- Dataset excerpt:

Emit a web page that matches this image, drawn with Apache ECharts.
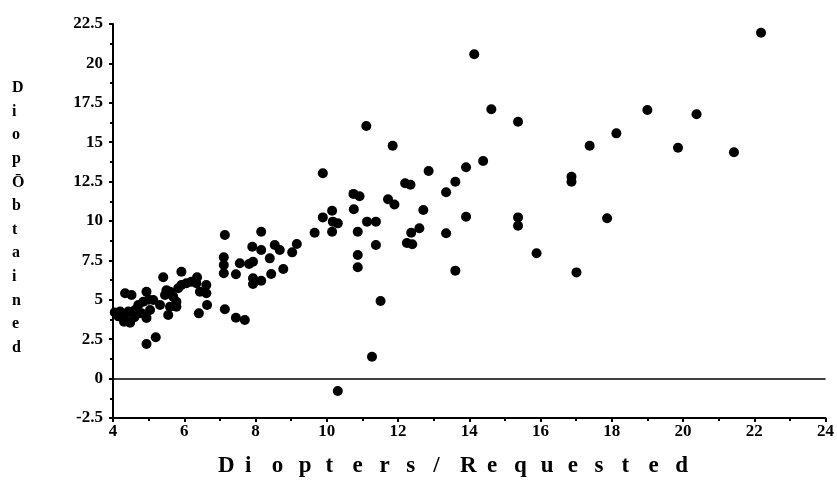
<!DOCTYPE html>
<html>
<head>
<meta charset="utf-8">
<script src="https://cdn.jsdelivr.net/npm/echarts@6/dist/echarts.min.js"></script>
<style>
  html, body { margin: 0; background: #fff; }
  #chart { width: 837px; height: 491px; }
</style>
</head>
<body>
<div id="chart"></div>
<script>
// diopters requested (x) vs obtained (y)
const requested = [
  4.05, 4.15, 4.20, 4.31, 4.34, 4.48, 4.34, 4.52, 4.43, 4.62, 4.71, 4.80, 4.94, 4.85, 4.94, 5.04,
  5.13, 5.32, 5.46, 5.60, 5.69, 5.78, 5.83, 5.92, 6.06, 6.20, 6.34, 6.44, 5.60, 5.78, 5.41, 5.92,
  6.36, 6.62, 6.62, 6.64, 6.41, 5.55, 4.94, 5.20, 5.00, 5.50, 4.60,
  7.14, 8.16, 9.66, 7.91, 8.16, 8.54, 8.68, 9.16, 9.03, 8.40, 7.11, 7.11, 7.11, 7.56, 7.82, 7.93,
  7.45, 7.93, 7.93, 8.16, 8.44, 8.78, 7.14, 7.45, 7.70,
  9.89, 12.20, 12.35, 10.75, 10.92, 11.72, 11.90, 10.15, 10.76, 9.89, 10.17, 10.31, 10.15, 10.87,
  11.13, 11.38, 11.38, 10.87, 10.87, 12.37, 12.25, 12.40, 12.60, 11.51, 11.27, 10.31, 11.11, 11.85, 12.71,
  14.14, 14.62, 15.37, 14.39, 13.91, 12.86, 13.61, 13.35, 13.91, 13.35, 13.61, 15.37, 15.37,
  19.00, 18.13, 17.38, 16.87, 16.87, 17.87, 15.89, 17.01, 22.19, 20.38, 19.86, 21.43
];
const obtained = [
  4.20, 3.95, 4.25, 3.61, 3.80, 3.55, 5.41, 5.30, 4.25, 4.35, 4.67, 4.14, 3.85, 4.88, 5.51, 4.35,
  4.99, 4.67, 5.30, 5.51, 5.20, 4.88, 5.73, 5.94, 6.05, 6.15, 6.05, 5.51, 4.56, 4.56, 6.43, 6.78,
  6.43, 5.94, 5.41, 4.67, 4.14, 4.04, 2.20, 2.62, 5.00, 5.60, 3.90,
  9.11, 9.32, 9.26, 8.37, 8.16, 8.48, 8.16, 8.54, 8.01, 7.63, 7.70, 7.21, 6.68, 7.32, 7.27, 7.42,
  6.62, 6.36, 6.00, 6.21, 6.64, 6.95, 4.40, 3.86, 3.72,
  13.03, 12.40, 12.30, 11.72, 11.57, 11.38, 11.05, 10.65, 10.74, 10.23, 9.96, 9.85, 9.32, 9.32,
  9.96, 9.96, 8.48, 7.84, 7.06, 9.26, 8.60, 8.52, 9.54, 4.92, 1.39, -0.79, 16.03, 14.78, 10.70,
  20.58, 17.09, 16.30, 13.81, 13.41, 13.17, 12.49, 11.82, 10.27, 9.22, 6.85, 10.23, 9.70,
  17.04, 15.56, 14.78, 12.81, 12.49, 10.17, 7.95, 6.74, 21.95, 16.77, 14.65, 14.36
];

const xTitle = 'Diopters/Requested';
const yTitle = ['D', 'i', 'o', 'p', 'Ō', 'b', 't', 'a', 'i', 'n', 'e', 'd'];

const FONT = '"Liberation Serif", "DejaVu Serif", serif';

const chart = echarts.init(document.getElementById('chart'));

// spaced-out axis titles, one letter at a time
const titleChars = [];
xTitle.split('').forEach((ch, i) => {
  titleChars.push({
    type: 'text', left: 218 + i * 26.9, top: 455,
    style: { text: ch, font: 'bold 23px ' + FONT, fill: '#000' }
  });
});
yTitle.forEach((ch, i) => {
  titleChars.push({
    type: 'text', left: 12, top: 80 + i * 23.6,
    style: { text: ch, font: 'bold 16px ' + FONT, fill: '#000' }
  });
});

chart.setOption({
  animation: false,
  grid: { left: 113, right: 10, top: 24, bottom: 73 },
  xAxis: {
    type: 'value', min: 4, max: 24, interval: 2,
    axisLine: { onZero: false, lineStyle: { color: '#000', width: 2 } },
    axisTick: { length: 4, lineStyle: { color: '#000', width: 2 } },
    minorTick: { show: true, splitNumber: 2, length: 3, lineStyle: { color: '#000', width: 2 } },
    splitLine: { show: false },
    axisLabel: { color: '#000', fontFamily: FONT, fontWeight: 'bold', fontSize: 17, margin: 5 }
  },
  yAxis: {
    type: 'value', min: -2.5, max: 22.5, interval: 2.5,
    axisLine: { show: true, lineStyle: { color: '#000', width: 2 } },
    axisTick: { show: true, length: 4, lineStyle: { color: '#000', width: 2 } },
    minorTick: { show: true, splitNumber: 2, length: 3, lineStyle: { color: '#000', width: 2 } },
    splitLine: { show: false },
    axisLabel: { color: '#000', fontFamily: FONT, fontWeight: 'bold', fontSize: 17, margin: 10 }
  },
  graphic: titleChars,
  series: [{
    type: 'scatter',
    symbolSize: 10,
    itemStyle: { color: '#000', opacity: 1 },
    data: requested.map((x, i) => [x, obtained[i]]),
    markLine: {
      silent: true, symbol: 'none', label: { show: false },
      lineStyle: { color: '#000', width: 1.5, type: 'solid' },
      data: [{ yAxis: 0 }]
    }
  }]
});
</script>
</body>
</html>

- Brief: Every line of the data above should be quoted exactly. Omit the pictures.

- Answer to the exercise:
Emit a web page that matches this image, drawn with Apache ECharts.
<!DOCTYPE html>
<html>
<head>
<meta charset="utf-8">
<script src="https://cdn.jsdelivr.net/npm/echarts@6/dist/echarts.min.js"></script>
<style>
  html, body { margin: 0; background: #fff; }
  #chart { width: 837px; height: 491px; }
</style>
</head>
<body>
<div id="chart"></div>
<script>
// diopters requested (x) vs obtained (y)
const requested = [
  4.05, 4.15, 4.20, 4.31, 4.34, 4.48, 4.34, 4.52, 4.43, 4.62, 4.71, 4.80, 4.94, 4.85, 4.94, 5.04,
  5.13, 5.32, 5.46, 5.60, 5.69, 5.78, 5.83, 5.92, 6.06, 6.20, 6.34, 6.44, 5.60, 5.78, 5.41, 5.92,
  6.36, 6.62, 6.62, 6.64, 6.41, 5.55, 4.94, 5.20, 5.00, 5.50, 4.60,
  7.14, 8.16, 9.66, 7.91, 8.16, 8.54, 8.68, 9.16, 9.03, 8.40, 7.11, 7.11, 7.11, 7.56, 7.82, 7.93,
  7.45, 7.93, 7.93, 8.16, 8.44, 8.78, 7.14, 7.45, 7.70,
  9.89, 12.20, 12.35, 10.75, 10.92, 11.72, 11.90, 10.15, 10.76, 9.89, 10.17, 10.31, 10.15, 10.87,
  11.13, 11.38, 11.38, 10.87, 10.87, 12.37, 12.25, 12.40, 12.60, 11.51, 11.27, 10.31, 11.11, 11.85, 12.71,
  14.14, 14.62, 15.37, 14.39, 13.91, 12.86, 13.61, 13.35, 13.91, 13.35, 13.61, 15.37, 15.37,
  19.00, 18.13, 17.38, 16.87, 16.87, 17.87, 15.89, 17.01, 22.19, 20.38, 19.86, 21.43
];
const obtained = [
  4.20, 3.95, 4.25, 3.61, 3.80, 3.55, 5.41, 5.30, 4.25, 4.35, 4.67, 4.14, 3.85, 4.88, 5.51, 4.35,
  4.99, 4.67, 5.30, 5.51, 5.20, 4.88, 5.73, 5.94, 6.05, 6.15, 6.05, 5.51, 4.56, 4.56, 6.43, 6.78,
  6.43, 5.94, 5.41, 4.67, 4.14, 4.04, 2.20, 2.62, 5.00, 5.60, 3.90,
  9.11, 9.32, 9.26, 8.37, 8.16, 8.48, 8.16, 8.54, 8.01, 7.63, 7.70, 7.21, 6.68, 7.32, 7.27, 7.42,
  6.62, 6.36, 6.00, 6.21, 6.64, 6.95, 4.40, 3.86, 3.72,
  13.03, 12.40, 12.30, 11.72, 11.57, 11.38, 11.05, 10.65, 10.74, 10.23, 9.96, 9.85, 9.32, 9.32,
  9.96, 9.96, 8.48, 7.84, 7.06, 9.26, 8.60, 8.52, 9.54, 4.92, 1.39, -0.79, 16.03, 14.78, 10.70,
  20.58, 17.09, 16.30, 13.81, 13.41, 13.17, 12.49, 11.82, 10.27, 9.22, 6.85, 10.23, 9.70,
  17.04, 15.56, 14.78, 12.81, 12.49, 10.17, 7.95, 6.74, 21.95, 16.77, 14.65, 14.36
];

const xTitle = 'Diopters/Requested';
const yTitle = ['D', 'i', 'o', 'p', 'Ō', 'b', 't', 'a', 'i', 'n', 'e', 'd'];

const FONT = '"Liberation Serif", "DejaVu Serif", serif';

const chart = echarts.init(document.getElementById('chart'));

// spaced-out axis titles, one letter at a time
const titleChars = [];
xTitle.split('').forEach((ch, i) => {
  titleChars.push({
    type: 'text', left: 218 + i * 26.9, top: 455,
    style: { text: ch, font: 'bold 23px ' + FONT, fill: '#000' }
  });
});
yTitle.forEach((ch, i) => {
  titleChars.push({
    type: 'text', left: 12, top: 80 + i * 23.6,
    style: { text: ch, font: 'bold 16px ' + FONT, fill: '#000' }
  });
});

chart.setOption({
  animation: false,
  grid: { left: 113, right: 10, top: 24, bottom: 73 },
  xAxis: {
    type: 'value', min: 4, max: 24, interval: 2,
    axisLine: { onZero: false, lineStyle: { color: '#000', width: 2 } },
    axisTick: { length: 4, lineStyle: { color: '#000', width: 2 } },
    minorTick: { show: true, splitNumber: 2, length: 3, lineStyle: { color: '#000', width: 2 } },
    splitLine: { show: false },
    axisLabel: { color: '#000', fontFamily: FONT, fontWeight: 'bold', fontSize: 17, margin: 5 }
  },
  yAxis: {
    type: 'value', min: -2.5, max: 22.5, interval: 2.5,
    axisLine: { show: true, lineStyle: { color: '#000', width: 2 } },
    axisTick: { show: true, length: 4, lineStyle: { color: '#000', width: 2 } },
    minorTick: { show: true, splitNumber: 2, length: 3, lineStyle: { color: '#000', width: 2 } },
    splitLine: { show: false },
    axisLabel: { color: '#000', fontFamily: FONT, fontWeight: 'bold', fontSize: 17, margin: 10 }
  },
  graphic: titleChars,
  series: [{
    type: 'scatter',
    symbolSize: 10,
    itemStyle: { color: '#000', opacity: 1 },
    data: requested.map((x, i) => [x, obtained[i]]),
    markLine: {
      silent: true, symbol: 'none', label: { show: false },
      lineStyle: { color: '#000', width: 1.5, type: 'solid' },
      data: [{ yAxis: 0 }]
    }
  }]
});
</script>
</body>
</html>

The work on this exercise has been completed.